That was the message best-selling author Malcolm Gladwell hammered home in a thought-provoking keynote address at PMI® Global Congress 2011 -- North America.
Mr. Gladwell outlined three types of organizational cultures:
1. Intellectual ones come up with big ideas
2. Innovative ones are entrepreneurial and risk-taking
3. Borrower cultures nimbly combine the traits of the first two
Paradoxically, the most successful organizations come behind the first wave of originality, adapting and improving the concept.
Before Apple became an icon of global innovation, for example, Steve Jobs borrowed and implemented ideas from Xerox to come up with the venerated mouse.
Tweakers and followers may not be the first to market, but they benefit from seeing how new technology evolves before they make their own market commitments. "That kind of insight is only the kind of insight that comes to the one that follows," Mr.

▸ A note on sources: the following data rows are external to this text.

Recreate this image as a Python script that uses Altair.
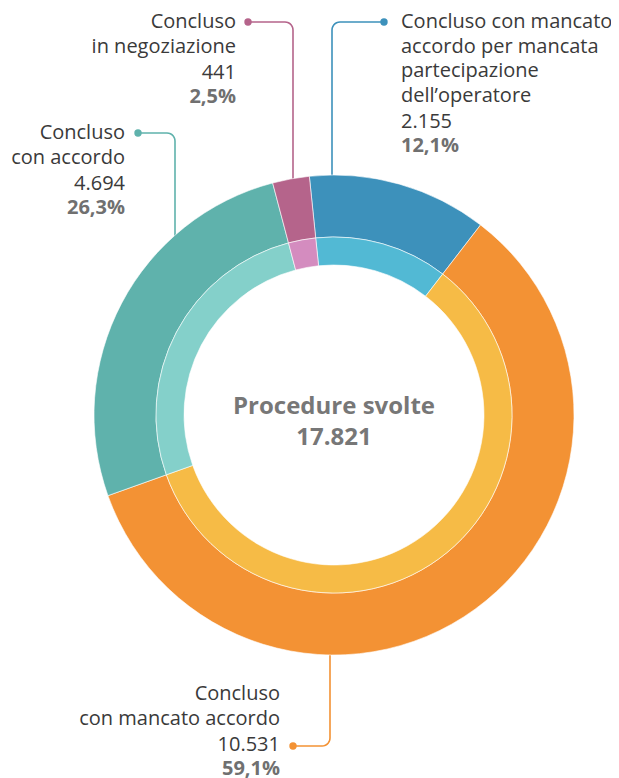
import math
import numpy as np
import pandas as pd
import altair as alt

# ---- data ----
categories = [
    "Concluso con mancato accordo per mancata partecipazione dell'operatore",
    "Concluso con mancato accordo",
    "Concluso con accordo",
    "Concluso in negoziazione",
]
values = [2155, 10531, 4694, 441]
value_labels = ["2.155", "10.531", "4.694", "441"]
pct_labels = ["12,1%", "59,1%", "26,3%", "2,5%"]
label_lines = [
    ["Concluso con mancato", "accordo per mancata", "partecipazione", "dell\u2019operatore"],
    ["Concluso", "con mancato accordo"],
    ["Concluso", "con accordo"],
    ["Concluso", "in negoziazione"],
]
center_title = "Procedure svolte"
center_total = "17.821"

# ---- styles ----
dark_colors = ["#3d91bb", "#f39234", "#5fb2ac", "#b5648b"]
light_colors = ["#52b9d4", "#f6bb46", "#84d0ca", "#d48cbf"]
W, H, M = 603, 770, 8
CX, CY = 334 - M, 415 - M
R_OUT, R_MID, R_IN = 240, 178, 150
START = math.radians(-5.9)

df = pd.DataFrame({"cat": categories, "value": values, "ord": list(range(len(values)))})

xs = alt.Scale(domain=[0, W], range=[0, W], nice=False, zero=False)
ys = alt.Scale(domain=[0, H], range=[0, H], nice=False, zero=False)
theta = alt.Theta("value:Q", stack=True, scale=alt.Scale(range=[START, START + 2 * math.pi]))

outer = alt.Chart(df).mark_arc(radius=R_OUT, radius2=R_MID, stroke="white", strokeWidth=0.6).encode(
    theta=theta,
    order=alt.Order("ord:Q"),
    color=alt.Color("cat:N", scale=alt.Scale(domain=categories, range=dark_colors), legend=None),
    x=alt.value(CX), y=alt.value(CY),
)
inner = alt.Chart(df).mark_arc(radius=R_MID, radius2=R_IN, stroke="white", strokeWidth=0.6).encode(
    theta=theta,
    order=alt.Order("ord:Q"),
    color=alt.Color("cat:N", scale=alt.Scale(domain=categories, range=light_colors), legend=None),
    x=alt.value(CX), y=alt.value(CY),
)

# ---- leader lines (annotation geometry, page coords) ----
# (dot x, dot y, corner x, end y)
leaders = [
    (384, 22, 332, 176),
    (293, 746, 330, 655),
    (138, 133, 175, 237),
    (248, 22, 293, 179),
]
rad = 8
rows = []
for i, (dx, dy, cx, ey) in enumerate(leaders):
    sx = 1 if cx > dx else -1
    sy = 1 if ey > dy else -1
    pts = [(dx, dy), (cx - sx * rad, dy)]
    ccx, ccy = cx - sx * rad, dy + sy * rad
    for t in np.linspace(0, math.pi / 2, 8)[1:]:
        pts.append((ccx + sx * rad * math.sin(t), ccy - sy * rad * math.cos(t)))
    pts.append((cx, ey))
    for k, (px, py) in enumerate(pts):
        rows.append({"cat": categories[i], "x": px - M, "y": py - M, "k": k})
lines_df = pd.DataFrame(rows)
dots_df = pd.DataFrame({"cat": categories, "x": [l[0] - M for l in leaders], "y": [l[1] - M for l in leaders]})

lines = alt.Chart(lines_df).mark_line(strokeWidth=1.6).encode(
    x=alt.X("x:Q", scale=xs, axis=None),
    y=alt.Y("y:Q", scale=ys, axis=None),
    detail="cat:N",
    order="k:Q",
    color=alt.Color("cat:N", scale=alt.Scale(domain=categories, range=dark_colors), legend=None),
)
dots = alt.Chart(dots_df).mark_circle(size=55, opacity=1).encode(
    x=alt.X("x:Q", scale=xs, axis=None),
    y=alt.Y("y:Q", scale=ys, axis=None),
    color=alt.Color("cat:N", scale=alt.Scale(domain=categories, range=dark_colors), legend=None),
)

# ---- labels ----
anchors = [
    (401, 22, "left"),
    (280, 694, "right"),
    (125, 133, "right"),
    (236, 22, "right"),
]
step = 24.5
txt_rows, pct_rows = [], []
for i, (ax, ay, al) in enumerate(anchors):
    y = ay
    for ln in label_lines[i]:
        txt_rows.append({"t": ln, "x": ax - M, "y": y - M, "al": al})
        y += step
    y += 1.5
    txt_rows.append({"t": value_labels[i], "x": ax - M, "y": y - M, "al": al})
    y += step
    pct_rows.append({"t": pct_labels[i], "x": ax - M, "y": y - M, "al": al})
txt_df = pd.DataFrame(txt_rows)
pct_df = pd.DataFrame(pct_rows)

FONT = "Open Sans"


def text_layer(d, align, weight, color, size):
    return alt.Chart(d[d["al"] == align]).mark_text(
        align=align, baseline="middle", font=FONT, fontSize=size, fontWeight=weight, color=color
    ).encode(
        x=alt.X("x:Q", scale=xs, axis=None),
        y=alt.Y("y:Q", scale=ys, axis=None),
        text="t:N",
    )


center_df = pd.DataFrame({"t": [center_title, center_total], "x": [CX, CX], "y": [CY - 8, CY + 23]})
center = alt.Chart(center_df).mark_text(
    align="center", baseline="middle", font=FONT, fontSize=24, fontWeight="bold", color="#777777"
).encode(
    x=alt.X("x:Q", scale=xs, axis=None),
    y=alt.Y("y:Q", scale=ys, axis=None),
    text="t:N",
)

chart = alt.layer(
    lines,
    outer,
    inner,
    dots,
    text_layer(txt_df, "left", "normal", "#3a3a3a", 20),
    text_layer(txt_df, "right", "normal", "#3a3a3a", 20),
    text_layer(pct_df, "left", "bold", "#707070", 20),
    text_layer(pct_df, "right", "bold", "#707070", 20),
    center,
).resolve_scale(color="independent").properties(
    width=W, height=H, padding=0, autosize=alt.AutoSizeParams(type="none")
).configure_view(stroke=None)

chart.save("out.html", embed_options={"renderer": "svg", "actions": False})
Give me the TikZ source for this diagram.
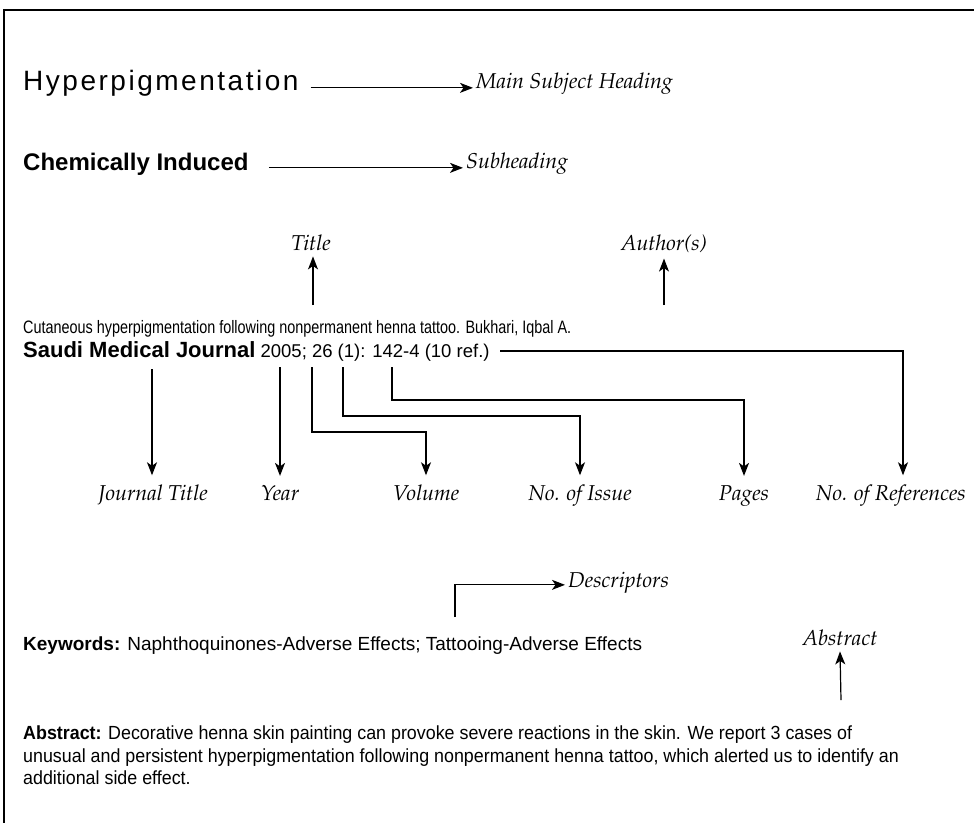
\documentclass[tikz,border=0pt]{standalone}
\usepackage[T1]{fontenc}
\usepackage{fontspec}
\setsansfont{Liberation Sans}
\usetikzlibrary{arrows.meta}
\newcommand\labfont{\fontencoding{T1}\fontfamily{ppl}\fontseries{m}\fontshape{it}\selectfont}
\begin{document}
\begin{tikzpicture}[x=1pt,y=-1pt,
  arr/.style={-{Stealth[length=13pt,width=10pt,inset=3.5pt]}, line width=1.2pt},
  lbl/.style={inner sep=0, font=\labfont\fontsize{21.5}{24}\selectfont},
  body/.style={inner sep=0, font=\sffamily\fontsize{19}{22.5}\selectfont},
  bodyA/.style={inner sep=0, font=\sffamily\fontsize{18}{20}\selectfont\addfontfeature{FakeStretch=0.8}},
  bodyC/.style={inner sep=0, font=\sffamily\fontsize{18.5}{22}\selectfont},
  bodyB/.style={inner sep=0, font=\sffamily\fontsize{19}{22.5}\selectfont\addfontfeature{FakeStretch=0.94}},
  head/.style={inner sep=0, font=\sffamily\fontsize{28}{32}\selectfont\addfontfeature{LetterSpace=9}},
  subhead/.style={inner sep=0, font=\sffamily\bfseries\fontsize{24}{27}\selectfont}]
\useasboundingbox (0,0) rectangle (974,823);
\draw[line width=1.2pt] (974,10) -- (4,10) -- (4,823);

% headings
\node[head, anchor=base west] (hyp) at (23,90) {Hyperpigmentation};
\node[lbl, anchor=base west] (msh) at (476,88) {Main Subject Heading};
\draw[arr] ([xshift=12pt]hyp.mid east) -- ([xshift=-3pt]hyp.mid east -| msh.west);

\node[subhead, anchor=base west] (chem) at (23,170) {Chemically Induced};
\node[lbl, anchor=base west] (subh) at (466,168) {Subheading};
\draw[arr] ([xshift=20pt]chem.mid east) -- ([xshift=-3pt]chem.mid east -| subh.west);

% title / author
\node[lbl, anchor=base] (title) at (311,250) {Title};
\node[lbl, anchor=base] (auth) at (664,250) {Author(s)};
\coordinate (ct) at (313,305);
\coordinate (ca) at (664,305);
\draw[arr] (ct) -- ([yshift=-6pt]ct |- title.south);
\draw[arr] (ca) -- ([yshift=-6pt]auth.south);

% citation
\node[bodyA, anchor=base west] (l1) at (23,333) {Cutaneous hyperpigmentation following nonpermanent henna tattoo. Bukhari, Iqbal A.};
\node[bodyC, anchor=base west] (l2) at (23,357) {{\bfseries\fontsize{22}{24}\selectfont Saudi Medical Journal} 2005; 26 (1): 142-4 (10 ref.)};

% bottom labels
\node[lbl, anchor=base] (jt)  at (153,500) {Journal Title};
\node[lbl, anchor=base] (yr)  at (280,500) {Year};
\node[lbl, anchor=base] (vol) at (426,500) {Volume};
\node[lbl, anchor=base] (iss) at (580,500) {No. of Issue};
\node[lbl, anchor=base] (pg)  at (744,500) {Pages};
\node[lbl, anchor=base east] (nr)  at (966,500) {No. of References};

\coordinate (tj) at (152,369);
\coordinate (ty) at (280,367);
\coordinate (tv) at (312,367);
\coordinate (ti) at (343,367);
\coordinate (tp) at (392,367);
\coordinate (tr) at (500,351);

\draw[arr] (tj) -- ([yshift=9pt]tj |- jt.north);
\draw[arr] (ty) -- ([yshift=9pt]yr.north);
\draw[arr] (tv) |- (426,432) -- ([yshift=9pt]vol.north);
\draw[arr] (ti) |- (580,416) -- ([yshift=9pt]iss.north);
\draw[arr] (tp) |- (744,400) -- ([yshift=9pt]pg.north);
\draw[arr] (tr) -| ([yshift=9pt]903,0 |- nr.north);

% keywords / descriptors
\node[body, anchor=base west] (kw) at (23,650) {\bfseries Keywords:\mdseries{} Naphthoquinones-Adverse Effects; Tattooing-Adverse Effects};
\node[lbl, anchor=base west] (desc) at (568,587) {Descriptors};
\coordinate (cd) at (455,617);
\draw[arr] (cd) |- ([xshift=-3pt]desc.mid west);

% abstract
\node[lbl, anchor=base] (abl) at (840,645) {Abstract};
\coordinate (cab) at (841,700);
\draw[arr] (cab) -- ([yshift=-6pt]abl.south);

\node[bodyB, anchor=north west, align=left] (abs) at (23,726) {\bfseries Abstract:\mdseries{} Decorative henna skin painting can provoke severe reactions in the skin. We report 3 cases of\\
unusual and persistent hyperpigmentation following nonpermanent henna tattoo, which alerted us to identify an\\
additional side effect.};
\end{tikzpicture}
\end{document}
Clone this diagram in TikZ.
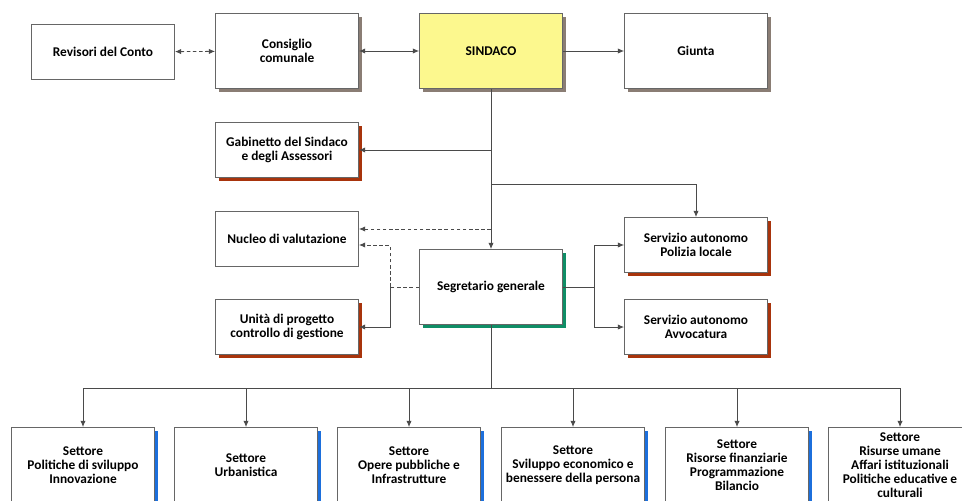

Gladwell said.
Just think of the search engine showdown between AltaVista and Google. (I think we all know how that one turned out.)
Of course, sometimes an organization's culture is dictated by its circumstances. In its early days, Apple had no choice but to borrow, follow and be nimble. It was "desperate," Mr. Gladwell said: It simply didn't have the staff or money to be as innovative as its wealthy counterparts.
"Resources can stand in the way of that hunger, of making a big difference in the marketplace," Mr. Gladwell said.
Organizations can change their culture of innovation -- if they have the courage and ability to admit they're doing something wrong. And that's a characteristic Mr. Gladwell classified as "insanely hard to find" in leaders. He added that almost any professional can become a practical real-world innovator, but only if that person has permission from management.
Innovation is a phenomenon of the masses, not of the elite, he said. "Tweakers" are the ones sparking the greatest advances, exponentially raising the power of existing technology by making small changes.